L’importance de l’exploitation agricole est évidente, mais deux autres modes d’exploitation du sol ont été mis en évidence et ont pu être importants selon les époques.

Il s’agit, dans un premier temps, du sel du lac Jabbûl. Au point de vue archéologique, des structures s’apparentant à des casiers à sel ont été observées sur le site de Jbayn 3. Par ailleurs, l’exploitation du sel est attestée par des textes à partir de l’époque byzantine et, dans le même secteur (Jabbûl), jusqu’à l’époque actuelle. Pour les périodes antérieures, la présence de cette activité est incertaine : Schwartz et al. (2000) n’en ont pas trouvé de preuve dans le site de Um al-Marâ, en particulier dans les niveaux du Bronze. L’originalité des traces relevées sur notre terrain est leur localisation à l’ouest du lac alors que jusqu’à présent seule l’exploitation du nord (Jabbûl) était connue. Un second élément fait de cette région plus qu’un simple espace agricole autarcique : sa position stratégique sur les routes commerciales entre la Méditerranée et la Mésopotamie. Des sites comme ceux de Sfirat, Jabbûl, Um al-Marâ, Zabad ou Khanasir ont été, à certains moments de l’histoire de la région, des étapes importantes sur ces voies commerciales. Cette situation privilégiée, et les débouchés commerciaux qui en résultent, expliquent pour partie le caractère particulièrement dense et généralisé de la mise en valeur agricole que nous avons constaté. Une partie des productions devaient en effet être réservées à l’exportation. Elles expliquent également le développement probable des salines, même si l’on suppose que ce sel approvisionnait d’abord Alep (savonneries 166 et ménages).

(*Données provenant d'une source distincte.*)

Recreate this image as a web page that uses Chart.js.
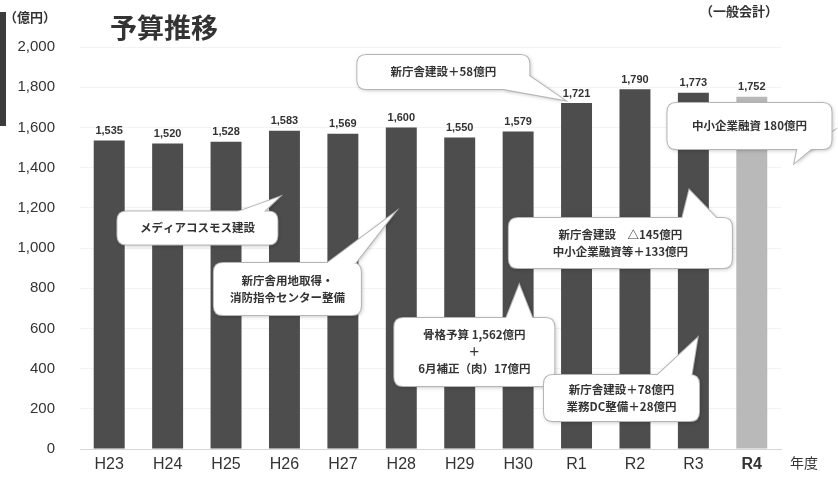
<!DOCTYPE html>
<html>
<head>
<meta charset="utf-8">
<script src="https://cdn.jsdelivr.net/npm/chart.js@4"></script>
<style>
  html,body{margin:0;padding:0;background:#fff;}
  #wrap{width:838px;height:486px;position:relative;}
</style>
</head>
<body>
<div id="wrap"><canvas id="chart" width="838" height="486"></canvas></div>
<script>
// budget by fiscal year (億円)
const years = ['H23','H24','H25','H26','H27','H28','H29','H30','R1','R2','R3','R4'];
const budget = [1535, 1520, 1528, 1583, 1569, 1600, 1550, 1579, 1721, 1790, 1773, 1752];
const yTicks = [0, 200, 400, 600, 800, 1000, 1200, 1400, 1600, 1800, 2000];

// callouts: box centre (category, value), size px, tail tip (category, value)
const notes = [
  {lines:['新庁舎建設＋58億円'], cat:5.72, val:1876, w:172, h:34, base:[60,17,86,4], tip:[7.79,1736]},
  {lines:['中小企業融資 180億円'], cat:10.96, val:1607, w:164, h:46, base:[48,23,82,6], tip:[11.73,1423]},
  {lines:['メディアコスモス建設'], cat:1.51, val:1099, w:160, h:33, base:[40,-16,66,-16], tip:[2.91,1254]},
  {lines:['新庁舎用地取得・','消防指令センター整備'], cat:3.05, val:796, w:147, h:52, base:[40,-26,68,-26], tip:[4.88,1174]},
  {lines:['骨格予算 1,562億円','＋','6月補正（肉）17億円'], cat:6.25, val:483, w:160, h:68, base:[32,-34,58,-34], tip:[7.02,816]},
  {lines:['新庁舎建設　△145億円','中小企業融資等＋133億円'], cat:8.75, val:1025, w:223, h:50, base:[62,-25,96,-25], tip:[9.93,1289]},
  {lines:['新庁舎建設＋78億円','業務DC整備＋28億円'], cat:8.77, val:254, w:155, h:46, base:[36,-23,70,-23], tip:[10.07,552]}
];

const barColors = years.map((y,i)=> i===years.length-1 ? '#b9b9b9' : '#4d4d4d');
const jp = '"Noto Sans CJK JP", "Noto Sans", sans-serif';

function roundRect(ctx,x,y,w,h,r){
  ctx.beginPath();
  ctx.moveTo(x+r,y); ctx.lineTo(x+w-r,y); ctx.quadraticCurveTo(x+w,y,x+w,y+r);
  ctx.lineTo(x+w,y+h-r); ctx.quadraticCurveTo(x+w,y+h,x+w-r,y+h);
  ctx.lineTo(x+r,y+h); ctx.quadraticCurveTo(x,y+h,x,y+h-r);
  ctx.lineTo(x,y+r); ctx.quadraticCurveTo(x,y,x+r,y);
  ctx.closePath();
}

const decor = {
  id:'decor',
  beforeDraw(chart){
    const ctx = chart.ctx;
    ctx.save();
    ctx.fillStyle = '#3c3c3c';
    ctx.fillRect(0, 12, 6, 114);
    ctx.fillStyle = '#333';
    ctx.textBaseline = 'middle';
    ctx.font = 'bold 13px ' + jp;
    ctx.fillText('（億円）', 4, 17);
    ctx.font = 'bold 27px ' + jp;
    ctx.fillText('予算推移', 110, 28);
    ctx.font = 'bold 13px ' + jp;
    ctx.fillText('（一般会計）', 700, 11);
    ctx.font = '14px ' + jp;
    ctx.fillText('年度', 790, 463);
    ctx.restore();
  },
  afterDatasetsDraw(chart){
    const ctx = chart.ctx;
    const xs = chart.scales.x, ys = chart.scales.y;
    const meta = chart.getDatasetMeta(0);
    ctx.save();
    ctx.fillStyle = '#333';
    ctx.font = 'bold 11px "Liberation Sans", sans-serif';
    ctx.textAlign = 'center';
    ctx.textBaseline = 'bottom';
    meta.data.forEach((bar,i)=>{
      ctx.fillText(budget[i].toLocaleString('en-US'), bar.x, bar.y - 4);
    });
    const x0 = xs.getPixelForValue(0), step = xs.getPixelForValue(1) - x0;
    const px = c => x0 + c*step;
    notes.forEach(n=>{
      const cx = px(n.cat), cy = ys.getPixelForValue(n.val);
      const bx = cx - n.w/2, by = cy - n.h/2;
      const tx = px(n.tip[0]), ty = ys.getPixelForValue(n.tip[1]);
      const tri = ()=>{
        ctx.beginPath();
        ctx.moveTo(cx+n.base[0], cy+n.base[1]);
        ctx.lineTo(tx, ty);
        ctx.lineTo(cx+n.base[2], cy+n.base[3]);
        ctx.closePath();
      };
      ctx.save();
      ctx.shadowColor = 'rgba(0,0,0,0.3)';
      ctx.shadowBlur = 4; ctx.shadowOffsetX = 1; ctx.shadowOffsetY = 1;
      ctx.fillStyle = '#fff';
      roundRect(ctx,bx,by,n.w,n.h,9); ctx.fill();
      tri(); ctx.fill();
      ctx.restore();
      ctx.strokeStyle = '#b5b5b5'; ctx.lineWidth = 2;
      roundRect(ctx,bx,by,n.w,n.h,9); ctx.stroke();
      tri(); ctx.stroke();
      ctx.fillStyle = '#fff';
      roundRect(ctx,bx,by,n.w,n.h,9); ctx.fill();
      tri(); ctx.fill();
      ctx.fillStyle = '#333';
      ctx.font = 'bold 11.5px ' + jp;
      ctx.textAlign = 'center'; ctx.textBaseline = 'middle';
      const lh = 17;
      n.lines.forEach((t,k)=>{
        ctx.fillText(t, cx, cy + (k - (n.lines.length-1)/2)*lh);
      });
    });
    ctx.restore();
  }
};

new Chart(document.getElementById('chart').getContext('2d'), {
  type:'bar',
  data:{labels:years, datasets:[{data:budget, backgroundColor:barColors, borderWidth:0,
    categoryPercentage:1, barPercentage:0.53}]},
  options:{
    responsive:false, animation:false,
    layout:{padding:{top:47, right:57, left:0, bottom:0}},
    plugins:{legend:{display:false}, tooltip:{enabled:false}},
    scales:{
      x:{
        grid:{display:false, drawTicks:false},
        border:{color:'#d6d6d6'},
        afterFit: s => { s.height = 37; },
        ticks:{padding:6, color:'#333',
          font: ctx => ({family:'"Liberation Sans Narrow", "Liberation Sans", sans-serif', size:16,
            weight: ctx.index === years.length-1 ? 'bold' : 'normal'})}
      },
      y:{
        min:0, max:2000,
        afterBuildTicks: s => { s.ticks = yTicks.map(v=>({value:v})); },
        afterFit: s => { s.width = 80; },
        grid:{color:'#f3f3f3', drawTicks:false},
        border:{display:false},
        ticks:{padding:25, color:'#333',
          font:{family:'"Liberation Sans", sans-serif', size:15},
          callback: v => v.toLocaleString('en-US')}
      }
    }
  },
  plugins:[decor]
});
</script>
</body>
</html>
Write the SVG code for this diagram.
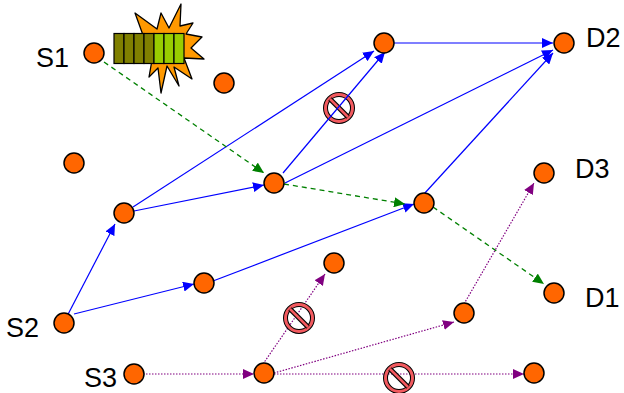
<svg xmlns="http://www.w3.org/2000/svg" width="624" height="393" viewBox="0 0 624 393">
<style>
.n{fill:#ff6600;stroke:#000;stroke-width:1.5}
.b{fill:none;stroke:#0000ff;stroke-width:1.2;marker-end:url(#mb)}
.g{fill:none;stroke:#008000;stroke-width:1.3;stroke-dasharray:5 4;marker-end:url(#mg)}
.p{fill:none;stroke:#800080;stroke-width:1.2;stroke-dasharray:1.5 1.5;marker-end:url(#mp)}
.t{font-family:"Liberation Sans",Arial,sans-serif;font-size:27px;fill:#000}
.ban circle{fill:none;stroke:#000;stroke-width:5}
.ban circle.r{stroke:#f25a5f;stroke-width:3}
.ban line.k{stroke:#000;stroke-width:5}
.ban line.r{stroke:#f25a5f;stroke-width:2.5}
.o{fill:#808000;stroke:#000;stroke-width:1.2}
.l{fill:#99cc00;stroke:#000;stroke-width:1.2}
</style>
<defs>
<marker id="mb" markerUnits="userSpaceOnUse" markerWidth="12" markerHeight="10" refX="11" refY="5" orient="auto"><path d="M0 0L11 5L0 10Z" fill="#0000ff"/></marker>
<marker id="mg" markerUnits="userSpaceOnUse" markerWidth="12" markerHeight="10" refX="11" refY="5" orient="auto"><path d="M0 0L11 5L0 10Z" fill="#008000"/></marker>
<marker id="mp" markerUnits="userSpaceOnUse" markerWidth="12" markerHeight="10" refX="11" refY="5" orient="auto"><path d="M0 0L11 5L0 10Z" fill="#800080"/></marker>
</defs>
<g id="burst"><path d="M135 13L157 29L161 13L169 28L181 4L180 26L193 23L186 34L202 37L191 48L204 59L184 58L192 79L174 67L179 86L167 66L161 93L158 68L149 77L152 60Z" fill="#ff9900" stroke="#000" stroke-width="1.3" stroke-linejoin="round"/></g>
<g id="queue">
<rect class="o" x="114" y="33.5" width="10" height="30"/><rect class="o" x="124" y="33.5" width="10" height="30"/><rect class="o" x="134" y="33.5" width="10" height="30"/><rect class="o" x="144" y="33.5" width="10" height="30"/><rect class="l" x="154" y="33.5" width="10" height="30"/><rect class="l" x="164" y="33.5" width="10" height="30"/><rect class="l" x="174" y="33.5" width="10" height="30"/>
</g>
<g id="block1" class="ban"><circle cx="339" cy="108" r="13.5"/><circle class="r" cx="339" cy="108" r="13.5"/><line class="k" x1="330" y1="99" x2="348" y2="117"/><line class="r" x1="330" y1="99" x2="348" y2="117"/></g>
<g id="connectors">
<path class="b" d="M64 322L115 224"/>
<path class="b" d="M74 314L194 284"/>
<path class="b" d="M133 207L374 51"/>
<path class="b" d="M134 211L264 185"/>
<path class="b" d="M283 173L385 52"/>
<path class="b" d="M285 183L553 50"/>
<path class="b" d="M213 281L414 204"/>
<path class="b" d="M424 194L553 53"/>
<path class="b" d="M394 43L553 43"/>
<path class="g" d="M104 62L264 173"/>
<path class="g" d="M284 184L405 204"/>
<path class="g" d="M433 207L544 284"/>
<path class="p" d="M143 374L254 374"/>
<path class="p" d="M263 364L325 274"/>
<path class="p" d="M274 373L454 322"/>
<path class="p" d="M274 374L524 374"/>
<path class="p" d="M464 304L534 183"/>
</g>
<g id="block2" class="ban"><circle cx="299" cy="318" r="13.5"/><circle class="r" cx="299" cy="318" r="13.5"/><line class="k" x1="290" y1="309" x2="308" y2="327"/><line class="r" x1="290" y1="309" x2="308" y2="327"/></g>
<g id="block3" class="ban"><circle cx="399" cy="378" r="13.5"/><circle class="r" cx="399" cy="378" r="13.5"/><line class="k" x1="390" y1="369" x2="408" y2="387"/><line class="r" x1="390" y1="369" x2="408" y2="387"/></g>
<g id="s1"><circle class="n" cx="94" cy="53" r="10"/><text class="t" x="36" y="67">S1</text></g>
<g id="n1"><circle class="n" cx="224" cy="83" r="10"/></g>
<g id="n2"><circle class="n" cx="74" cy="163" r="10"/></g>
<g id="n3"><circle class="n" cx="124" cy="213" r="10"/></g>
<g id="n4"><circle class="n" cx="274" cy="183" r="10"/></g>
<g id="n5"><circle class="n" cx="384" cy="43" r="10"/></g>
<g id="d2"><circle class="n" cx="564" cy="43" r="10"/><text class="t" x="586" y="47">D2</text></g>
<g id="n6"><circle class="n" cx="424" cy="203" r="10"/></g>
<g id="d3"><circle class="n" cx="544" cy="173" r="10"/><text class="t" x="575" y="178">D3</text></g>
<g id="d1"><circle class="n" cx="554" cy="293" r="10"/><text class="t" x="585" y="307">D1</text></g>
<g id="n7"><circle class="n" cx="204" cy="283" r="10"/></g>
<g id="n8"><circle class="n" cx="334" cy="263" r="10"/></g>
<g id="s2"><circle class="n" cx="64" cy="323" r="10"/><text class="t" x="6" y="337">S2</text></g>
<g id="n9"><circle class="n" cx="464" cy="313" r="10"/></g>
<g id="s3"><circle class="n" cx="134" cy="374" r="10"/><text class="t" x="84" y="387">S3</text></g>
<g id="n10"><circle class="n" cx="264" cy="373" r="10"/></g>
<g id="n11"><circle class="n" cx="534" cy="373" r="10"/></g>
</svg>
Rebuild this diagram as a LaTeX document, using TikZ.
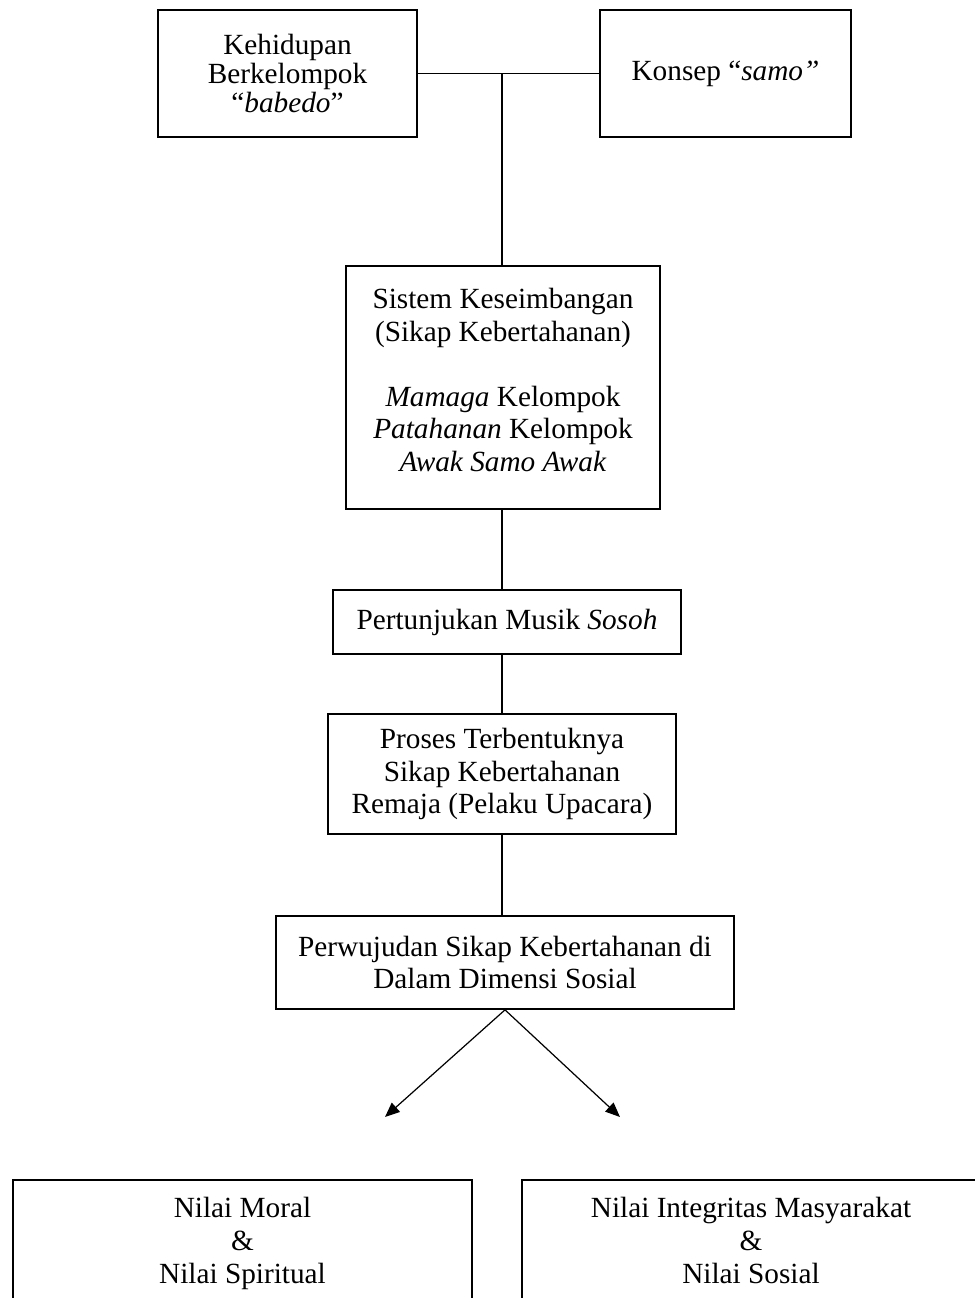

On perçoit ici que la mise en perspective historique, dans ses dimensions économiques et politiques, apporte un éclairage indispensable à l’analyse de l’occupation humaine. Ce sera l’objet du prochain chapitre, dans lequel on insistera également sur le rôle des facteurs naturels dans la mise en valeur.

Notes
165.

Nous adoptons le point de vue de J.-C. Échallier et F. Braemer (1995) sur la fonction de ces kites.

166.

Voir par exemple N. Élisséeff (1967, III, p. 869) qui évoque l’utilisation du sel de Jabbûl dans la fabrication du savon d’Alep au XIIe siècle.